We met an artist who makes cute dresses, charming cloth chickens (I mean really charming) and carves puppets, incredible, another artist who lived in Nepal and taught art there, a painter/muralist who takes videos of herself performing the layers of her process, and too many others. Wait, don’t forget to ask for the artist who has the movable untoy, Mickey Mouse meets the Raiders. Oh, and the artist who sorely tempted me into taking on debt with his resin treated works using paint, string, rulers, fabric, well, I may have to go back.

Then we headed down to the former Barnes and Noble building and ran into old friends, both artists and visitors, like Rita Sklar who has become well-known for her beautifully crafted watercolors and many more until they dimmed the lights and ushered us out.

So then on Sunday I decided to walk down to the Lakeside Garden Center since my neighbor, co-owner of the fabulous spot that is Garden Hortica (gardenhortica.com), had been bombarding facebook with the happenings at Lakeside Park,  Art & Music in the Gardens. Not officially part of the Open Studios, but the event took advantage of the excitement of the weekend.

Artists were showing their wares both outside and inside and gardeners were likewise demonstrating their art. There was food being purveyed by the Oakland Museum while musicians played on the stage.

Rather than tell you about the goings-on, check out my photos and short video of some of the grounds and what the artists say about their work and Oakland.
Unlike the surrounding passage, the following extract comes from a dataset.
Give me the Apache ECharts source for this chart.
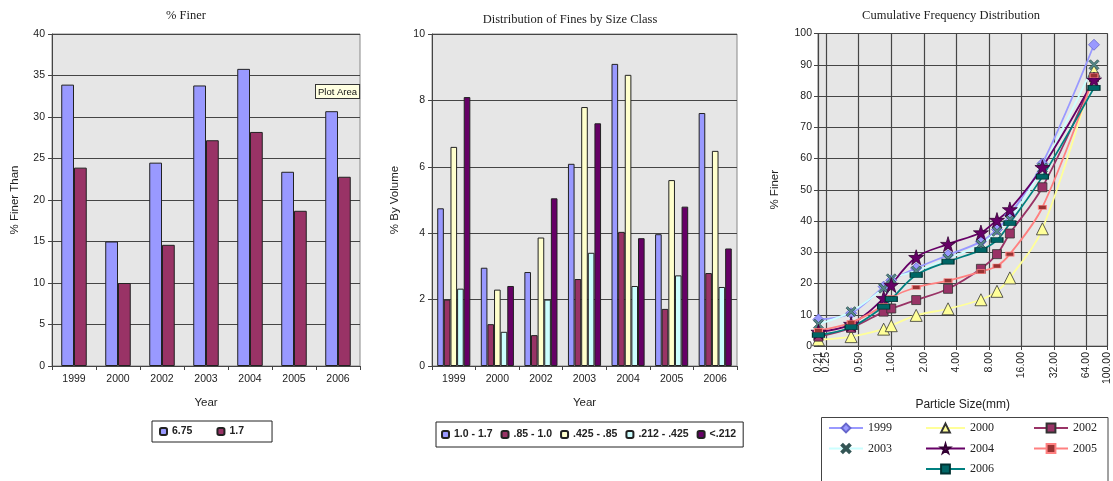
<!DOCTYPE html>
<html>
<head>
<meta charset="utf-8">
<script src="https://cdn.jsdelivr.net/npm/echarts@6/dist/echarts.min.js"></script>
<style>
html,body{margin:0;padding:0;background:#fff;}
#c{width:1113px;height:481px;}
</style>
</head>
<body>
<div id="c"></div>
<script>
// ---------- DATA ----------
const years = ['1999', '2000', '2002', '2003', '2004', '2005', '2006'];

// Chart 1: % Finer
const finer675 = [33.9, 15.0, 24.5, 33.8, 35.8, 23.4, 30.7];
const finer17  = [23.9, 10.0, 14.6, 27.2, 28.2, 18.7, 22.8];

// Chart 2: Distribution of fines by size class
const cls10_17    = [4.75, 2.96, 2.83, 6.09, 9.10, 3.97, 7.62];
const cls085_10   = [2.00, 1.26, 0.93, 2.62, 4.04, 1.72, 2.80];
const cls0425_085 = [6.60, 2.30, 3.87, 7.80, 8.77, 5.60, 6.48];
const cls0212_0425= [2.33, 1.03, 2.00, 3.41, 2.41, 2.73, 2.38];
const clsLt0212   = [8.10, 2.41, 5.05, 7.31, 3.85, 4.80, 3.54];

// Chart 3: Cumulative frequency distribution
const sizes = [0.212, 0.425, 0.85, 1.0, 1.7, 3.35, 6.75, 9.5, 12.5, 25, 75];
const cum1999 = [8.5, 10.5, 19.0, 21.0, 24.9, 29.1, 33.4, 37.3, 41.9, 58.4, 96.4];
const cum2000 = [2.0, 3.0, 5.4, 6.5, 9.8, 11.9, 14.8, 17.5, 21.8, 37.5, 88.0];
const cum2002 = [3.0, 5.8, 11.0, 12.0, 14.7, 18.3, 24.7, 29.4, 36.0, 50.8, 86.0];
const cum2003 = [7.0, 11.0, 18.5, 21.5, 24.0, 28.0, 32.5, 36.7, 40.5, 57.0, 90.0];
const cum2004 = [4.5, 7.0, 15.3, 19.5, 28.4, 32.6, 36.3, 40.3, 43.7, 57.2, 85.2];
const cum2005 = [5.0, 7.5, 13.0, 15.5, 18.8, 20.9, 23.8, 25.6, 29.4, 44.4, 86.5];
const cum2006 = [3.5, 6.0, 12.6, 15.0, 22.7, 27.0, 30.7, 33.9, 39.3, 54.2, 82.6];

// ---------- STYLE ----------
const SANS = '"Liberation Sans", Arial, sans-serif';
const SERIF = '"Liberation Serif", "Times New Roman", serif';
const PLOTBG = '#E6E6E6';
const GRIDC = '#454545';

function pairs(vals) { return sizes.map((s, i) => [s, vals[i]]); }

const starPath = 'path://M50,0 L61,35 L98,35 L68,57 L79,91 L50,70 L21,91 L32,57 L2,35 L39,35 Z';
const xPath = 'path://M0,15 L15,0 L50,35 L85,0 L100,15 L65,50 L100,85 L85,100 L50,65 L15,100 L0,85 L35,50 Z';

const grids = [
  {left: 52, top: 34, width: 308, height: 332},
  {left: 432, top: 34, width: 305, height: 332},
  {left: 818, top: 33.5, width: 294, height: 312.5}
];
grids.forEach(g => { g.show = true; g.backgroundColor = PLOTBG; g.borderColor = '#888'; g.borderWidth = 1; g.containLabel = false; });

const baseAxisLabel = {color: '#222', fontFamily: SANS, fontSize: 10.5};
const catAxis = (gi) => ({
  type: 'category', gridIndex: gi, data: years,
  name: 'Year', nameLocation: 'middle', nameGap: 31,
  nameTextStyle: {fontFamily: SANS, fontSize: 11.5, color: '#222'},
  axisLine: {show: true, lineStyle: {color: '#444', width: 1}},
  axisTick: {show: true, length: 4, inside: false, lineStyle: {color: '#444'}},
  axisLabel: Object.assign({margin: 8}, baseAxisLabel),
  splitLine: {show: false}
});

const bar = (name, data, color, xi, yi, gap) => ({
  type: 'bar', name, data, xAxisIndex: xi, yAxisIndex: yi,
  itemStyle: {color, borderColor: '#222', borderWidth: 1},
  barGap: '0%', barCategoryGap: gap
});

const lineS = (name, vals, color, symbol, symbolSize, symColor, symBorder) => ({
  type: 'line', name, data: pairs(vals), xAxisIndex: 2, yAxisIndex: 2,
  smooth: 0.35, symbol, symbolSize, showAllSymbol: true,
  lineStyle: {color, width: 1.8},
  itemStyle: {color: symColor || color, borderColor: symBorder || '#333', borderWidth: 0.8},
  emphasis: {disabled: true}
});

const logAxisBase = {
  type: 'log', logBase: 2, gridIndex: 2, min: 0.21, max: 100, position: 'bottom', offset: 0
};

const yv = (gi, max, interval, name, gap) => ({
  type: 'value', gridIndex: gi, min: 0, max, interval,
  name, nameLocation: 'middle', nameGap: gap,
  nameTextStyle: {fontFamily: SANS, fontSize: 11.5, color: '#222'},
  axisLine: {show: true, lineStyle: {color: '#444'}},
  axisTick: {show: true, length: 4, lineStyle: {color: '#444'}},
  axisLabel: Object.assign({margin: 7}, baseAxisLabel),
  splitLine: {show: true, lineStyle: {color: GRIDC, width: 1.2}}
});

const lineLegend = (names, left, w) => ({
  data: names, left, top: 422, orient: 'vertical',
  itemWidth: w, itemHeight: 11, itemGap: 8.5, padding: 0,
  textStyle: {fontFamily: SERIF, fontSize: 12, color: '#222'}, selectedMode: false
});

const option = {
  animation: false,
  backgroundColor: '#fff',
  title: [
    {text: '% Finer', left: 181, top: 4, textAlign: 'center',
      textStyle: {fontFamily: SERIF, fontSize: 12.5, fontWeight: 'normal', color: '#222'}},
    {text: 'Distribution of Fines by Size Class', left: 565, top: 8, textAlign: 'center',
      textStyle: {fontFamily: SERIF, fontSize: 12.5, fontWeight: 'normal', color: '#222'}},
    {text: 'Cumulative Frequency Distribution', left: 946, top: 4, textAlign: 'center',
      textStyle: {fontFamily: SERIF, fontSize: 12.5, fontWeight: 'normal', color: '#222'}}
  ],
  grid: grids,
  xAxis: [
    catAxis(0),
    catAxis(1),
    Object.assign({}, logAxisBase, {
      name: 'Particle Size(mm)', nameLocation: 'middle', nameGap: 53,
      nameTextStyle: {fontFamily: SANS, fontSize: 12, color: '#222'},
      axisLine: {show: true, lineStyle: {color: '#444'}},
      axisTick: {show: true, length: 4, lineStyle: {color: '#444'}},
      axisLabel: Object.assign({}, baseAxisLabel, {rotate: 90, margin: 6, showMinLabel: false, showMaxLabel: true,
        hideOverlap: false, formatter: v => Number(v).toFixed(2)}),
      splitLine: {show: true, lineStyle: {color: GRIDC, width: 1.2}}
    }),
    Object.assign({}, logAxisBase, {
      axisLine: {show: false}, axisTick: {show: false}, splitLine: {show: false},
      axisLabel: Object.assign({}, baseAxisLabel, {rotate: 90, margin: 6, showMinLabel: true, showMaxLabel: false,
        hideOverlap: false, formatter: (v, i) => (i === 0 ? Number(v).toFixed(2) : '')})
    })
  ],
  yAxis: [
    yv(0, 40, 5, '% Finer Than', 31),
    yv(1, 10, 2, '% By Volume', 31),
    Object.assign(yv(2, 100, 10, '% Finer', 37), {axisLabel: Object.assign({margin: 6}, baseAxisLabel)})
  ],
  legend: [
    {
      data: ['6.75', '1.7'], left: 152, top: 421, orient: 'horizontal',
      itemWidth: 7, itemHeight: 7, itemGap: 24,
      padding: [5, 28, 5, 7], borderColor: '#222', borderWidth: 1,
      textStyle: {fontFamily: SANS, fontSize: 10.5, fontWeight: 'bold', color: '#222'},
      selectedMode: false
    },
    {
      data: ['1.0 - 1.7', '.85 - 1.0', '.425 - .85', '.212 - .425', '<.212'],
      left: 436, top: 422, orient: 'horizontal',
      itemWidth: 7, itemHeight: 7, itemGap: 8,
      padding: [7, 7, 7, 5], borderColor: '#222', borderWidth: 1,
      textStyle: {fontFamily: SANS, fontSize: 10.5, fontWeight: 'bold', color: '#222'},
      selectedMode: false
    },
    lineLegend(['1999', '2003'], 828, 34),
    lineLegend(['2000', '2004', '2006'], 925, 39),
    lineLegend(['2002', '2005'], 1033, 34)
  ],
  graphic: [
    {type: 'rect', shape: {x: 821.5, y: 417.5, width: 286.5, height: 80},
      style: {fill: 'none', stroke: '#444', lineWidth: 1}, silent: true, z: 1},
    {type: 'text', x: 316, y: 85, z: 100,
      style: {text: 'Plot Area', fontFamily: SANS, fontSize: 9.5, fill: '#111',
        backgroundColor: '#FFFFE1', borderColor: '#333', borderWidth: 1, padding: [2, 2, 1, 2]}}
  ],
  series: [
    bar('6.75', finer675, '#9999FF', 0, 0, '42%'),
    bar('1.7', finer17, '#993366', 0, 0, '42%'),
    bar('1.0 - 1.7', cls10_17, '#9999FF', 1, 1, '24%'),
    bar('.85 - 1.0', cls085_10, '#993366', 1, 1, '24%'),
    bar('.425 - .85', cls0425_085, '#FFFFCC', 1, 1, '24%'),
    bar('.212 - .425', cls0212_0425, '#CCFFFF', 1, 1, '24%'),
    bar('<.212', clsLt0212, '#660066', 1, 1, '24%'),
    lineS('1999', cum1999, '#9999FF', 'diamond', 11, '#9999FF', '#6666CC'),
    lineS('2000', cum2000, '#FFFF99', 'triangle', 12, '#FFFF99', '#333'),
    lineS('2002', cum2002, '#993366', 'rect', 9, '#993366', '#333'),
    lineS('2003', cum2003, '#CCFFFF', xPath, 10, '#558888', '#335555'),
    lineS('2004', cum2004, '#660066', starPath, 15, '#660066', '#330033'),
    lineS('2005', cum2005, '#FF8080', 'rect', [8, 4], '#993333', '#FF8080'),
    lineS('2006', cum2006, '#008080', 'rect', [12, 5], '#006666', '#003333')
  ]
};

const chart = echarts.init(document.getElementById('c'), null, {renderer: 'canvas'});
chart.setOption(option);
</script>
</body>
</html>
Listen in particular to Christian Moffat of Create in Clay, createinclay.org (barring problems with my video editing program!) and what he says about the Town.

I managed to come away without buying a single piece, but I’m not proud of that. This has been one of the toughest years for me financially since my kids were little, and I’m not sure I believe things will get much better. But there is one more weekend and I’m determined to find something I can afford, at least spiritually.

If, by some awful chance, you are one of those people-and I have friends like this- who buys posters of the great masters which you frame and stick up over your couch, please get off that damned over-stuffed chair and go out and buy a piece of art.

There are no excuses for not having a piece, many really, of original, locally crafted art somewhere (everywhere?) in your house. Mine is loaded with it and it gives me joy every day, more than a new car or new clothes ever could. You still have another weekend-so go out and support a local artist. I promise you’ll be glad you did.

You can still preview the artists before you venture into their neighborhoods by visiting Pro Arts Gallery where 400 of them will be on display until June 12th-150 Frank Ogawa Plaza in downtown Oakland.